§ **Given information**

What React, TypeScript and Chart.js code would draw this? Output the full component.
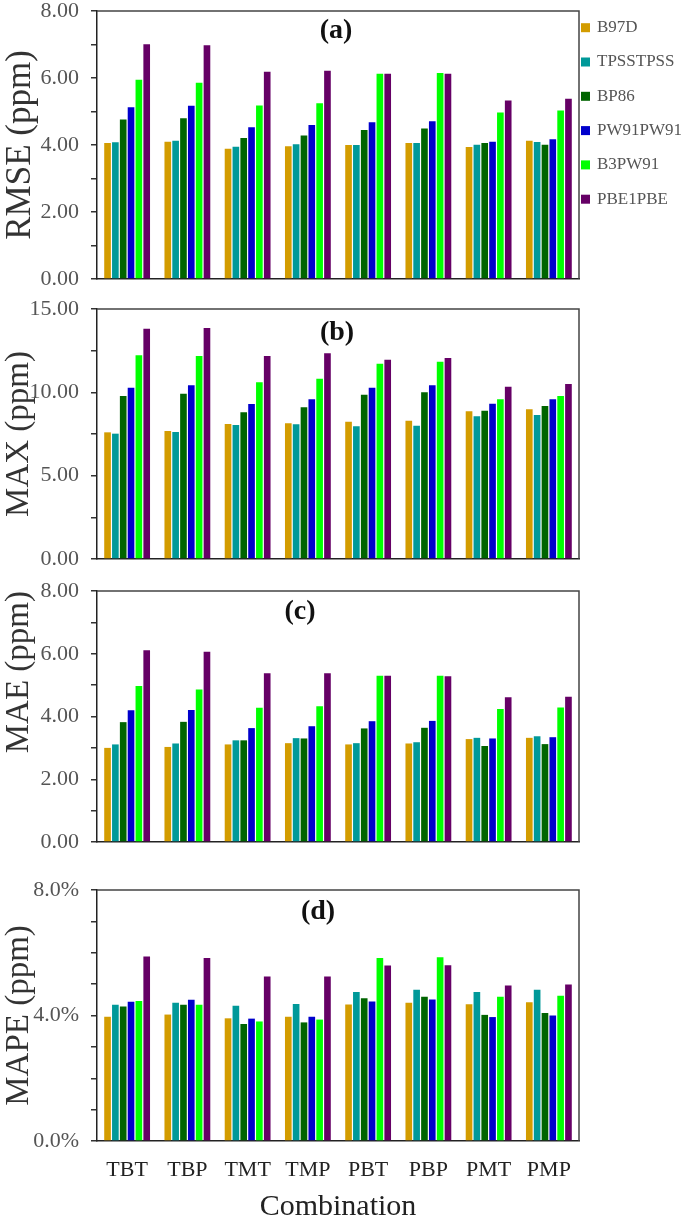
import { useEffect, useRef } from 'react'
import Chart from 'chart.js/auto'

const combinations = ['TBT', 'TBP', 'TMT', 'TMP', 'PBT', 'PBP', 'PMT', 'PMP']
const methods = ['B97D', 'TPSSTPSS', 'BP86', 'PW91PW91', 'B3PW91', 'PBE1PBE']
const methodColors = ['#D39C00', '#009999', '#006400', '#0000CC', '#00FF00', '#660066']

// rows follow `methods`, columns follow `combinations`
const rmse = [
  [4.06, 4.1, 3.89, 3.96, 4.0, 4.06, 3.94, 4.13],
  [4.08, 4.13, 3.95, 4.02, 4.0, 4.06, 4.01, 4.09],
  [4.76, 4.8, 4.21, 4.28, 4.45, 4.49, 4.06, 4.01],
  [5.13, 5.17, 4.53, 4.6, 4.68, 4.71, 4.1, 4.17],
  [5.95, 5.86, 5.18, 5.25, 6.13, 6.15, 4.97, 5.03],
  [7.01, 6.98, 6.19, 6.22, 6.13, 6.13, 5.33, 5.38],
]
const maxErr = [
  [7.6, 7.68, 8.1, 8.14, 8.24, 8.3, 8.86, 8.98],
  [7.52, 7.62, 8.04, 8.08, 7.96, 8.0, 8.56, 8.64],
  [9.78, 9.92, 8.8, 9.1, 9.86, 10.0, 8.9, 9.18],
  [10.28, 10.42, 9.3, 9.58, 10.28, 10.42, 9.32, 9.58],
  [12.22, 12.18, 10.6, 10.82, 11.72, 11.84, 9.58, 9.78],
  [13.82, 13.86, 12.18, 12.34, 11.96, 12.06, 10.34, 10.5],
]
const mae = [
  [3.0, 3.03, 3.11, 3.15, 3.11, 3.14, 3.28, 3.32],
  [3.11, 3.14, 3.24, 3.31, 3.15, 3.18, 3.32, 3.37],
  [3.82, 3.83, 3.24, 3.3, 3.62, 3.64, 3.06, 3.12],
  [4.2, 4.21, 3.63, 3.69, 3.85, 3.86, 3.3, 3.34],
  [4.97, 4.86, 4.28, 4.33, 5.3, 5.3, 4.24, 4.29],
  [6.11, 6.06, 5.38, 5.38, 5.3, 5.28, 4.61, 4.63],
]
// percent
const mape = [
  [3.96, 4.03, 3.91, 3.96, 4.35, 4.41, 4.36, 4.42],
  [4.34, 4.41, 4.31, 4.37, 4.75, 4.82, 4.75, 4.82],
  [4.29, 4.34, 3.73, 3.78, 4.55, 4.6, 4.02, 4.08],
  [4.44, 4.5, 3.9, 3.96, 4.45, 4.51, 3.95, 4.0],
  [4.46, 4.34, 3.81, 3.87, 5.83, 5.86, 4.6, 4.63],
  [5.88, 5.83, 5.24, 5.24, 5.59, 5.6, 4.96, 4.99],
]

const SERIF = "'Liberation Serif', 'Times New Roman', serif"
const WIDTH = 685
const PAD_TOP = 30
const PAD_BOTTOM = 30
const AREA_LEFT = 97
const AREA_RIGHT = 579
const X_AXIS_H = 88

// frame, panel tag and (for the first panel) the legend
const decorPlugin = {
  id: 'decor',
  afterDraw(chart: any, _args: any, opts: any) {
    const { ctx, chartArea } = chart
    ctx.save()
    ctx.strokeStyle = '#444'
    ctx.lineWidth = 1.5
    ctx.beginPath()
    ctx.moveTo(chartArea.left, chartArea.top)
    ctx.lineTo(chartArea.right, chartArea.top)
    ctx.lineTo(chartArea.right, chartArea.bottom)
    ctx.stroke()

    ctx.fillStyle = '#111'
    ctx.font = `bold 28px ${SERIF}`
    ctx.textAlign = 'center'
    ctx.textBaseline = 'middle'
    ctx.fillText(opts.tag, opts.tagX, opts.tagY - opts.canvasTop)

    if (opts.legend) {
      ctx.font = `17px ${SERIF}`
      ctx.textAlign = 'left'
      chart.data.datasets.forEach((ds: any, i: number) => {
        const y = 27.7 + i * 34.3 - opts.canvasTop
        ctx.fillStyle = ds.backgroundColor
        ctx.fillRect(581, y - 4.5, 9, 9)
        ctx.fillStyle = '#555'
        ctx.fillText(ds.label, 597, y)
      })
    }
    ctx.restore()
  },
}

type PanelProps = {
  values: number[][]
  top: number
  bottom: number
  yMax: number
  step: number
  labelEvery: number
  format: (v: number) => string
  title: string
  titleSize: number
  titleAlign?: 'center' | 'end'
  tag: string
  tagX: number
  tagY: number
  legend?: boolean
  xAxis?: boolean
}

function Panel(p: PanelProps) {
  const canvasRef = useRef<HTMLCanvasElement | null>(null)
  const chartRef = useRef<Chart | null>(null)

  const canvasTop = p.top - PAD_TOP
  const height = p.bottom - p.top + PAD_TOP + (p.xAxis ? X_AXIS_H : PAD_BOTTOM)

  useEffect(() => {
    if (!canvasRef.current) return

    chartRef.current = new Chart(canvasRef.current, {
      type: 'bar',
      data: {
        labels: combinations,
        datasets: methods.map((m, i) => ({
          label: m,
          data: p.values[i],
          backgroundColor: methodColors[i],
          borderWidth: 0,
          barPercentage: 0.85,
          categoryPercentage: 0.78,
        })),
      },
      plugins: [decorPlugin],
      options: {
        animation: false,
        responsive: true,
        maintainAspectRatio: false,
        events: [],
        layout: {
          padding: {
            left: 0,
            top: PAD_TOP,
            right: WIDTH - AREA_RIGHT,
            bottom: p.xAxis ? 0 : PAD_BOTTOM,
          },
        },
        plugins: {
          legend: { display: false },
          tooltip: { enabled: false },
          decor: {
            tag: p.tag,
            tagX: p.tagX,
            tagY: p.tagY,
            canvasTop,
            legend: !!p.legend,
          },
        } as any,
        scales: {
          x: {
            type: 'category',
            grid: { display: false, drawTicks: false },
            border: { display: true, color: '#222', width: 1.5 },
            ticks: {
              display: !!p.xAxis,
              color: '#222',
              padding: 16,
              font: { family: SERIF, size: 22 },
            },
            title: {
              display: !!p.xAxis,
              text: 'Combination',
              color: '#222',
              font: { family: SERIF, size: 30 },
              padding: { top: 4, bottom: 4 },
            },
            afterFit: (scale: any) => {
              scale.height = p.xAxis ? X_AXIS_H : 0
            },
          },
          y: {
            min: 0,
            max: p.yMax,
            grid: {
              drawOnChartArea: false,
              drawTicks: true,
              tickLength: 6,
              color: '#333',
              lineWidth: 1.5,
            },
            border: { display: true, color: '#222', width: 1.5 },
            ticks: {
              stepSize: p.step,
              autoSkip: false,
              padding: 12,
              color: '#555',
              font: { family: SERIF, size: 22 },
              callback: (v: any) =>
                Math.round(Number(v) / p.step) % p.labelEvery === 0 ? p.format(Number(v)) : '',
            },
            title: {
              display: true,
              text: p.title,
              align: p.titleAlign ?? 'center',
              color: '#333',
              font: { family: SERIF, size: p.titleSize },
              padding: { top: 0, bottom: 0 },
            },
            afterFit: (scale: any) => {
              scale.width = AREA_LEFT
            },
          },
        },
      },
    })

    return () => {
      if (chartRef.current) {
        chartRef.current.destroy()
        chartRef.current = null
      }
    }
  }, [])

  return (
    <div style={{ position: 'absolute', left: 0, top: canvasTop, width: WIDTH, height }}>
      <canvas ref={canvasRef} style={{ display: 'block' }} />
    </div>
  )
}

const fixed2 = (v: number) => v.toFixed(2)
const percent1 = (v: number) => `${v.toFixed(1)}%`

export default function App() {
  return (
    <div
      style={{
        position: 'fixed',
        left: 0,
        top: 0,
        width: WIDTH,
        height: 1221,
        background: '#fff',
        overflow: 'hidden',
      }}
    >
      <Panel values={rmse} top={11} bottom={279} yMax={8} step={1} labelEvery={2} format={fixed2}
        title="RMSE (ppm)" titleSize={35} tag="(a)" tagX={336} tagY={31} legend />
      <Panel values={maxErr} top={309} bottom={559} yMax={15} step={2.5} labelEvery={2} format={fixed2}
        title="MAX (ppm)" titleSize={33} tag="(b)" tagX={337} tagY={333} />
      <Panel values={mae} top={591} bottom={842} yMax={8} step={1} labelEvery={2} format={fixed2}
        title="MAE (ppm)" titleSize={33} titleAlign="end" tag="(c)" tagX={300} tagY={612} />
      <Panel values={mape} top={890} bottom={1141} yMax={8} step={1} labelEvery={4} format={percent1}
        title="MAPE (ppm)" titleSize={33} tag="(d)" tagX={318} tagY={912} xAxis />
    </div>
  )
}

§ **The request**
Repeat the lines of the listing above verbatim, beginning at its first line and ending at the line containing "import Chart from 'chart.js/auto'", which is included. Omit pictures.

§ **Full solution**
What React, TypeScript and Chart.js code would draw this? Output the full component.
import { useEffect, useRef } from 'react'
import Chart from 'chart.js/auto'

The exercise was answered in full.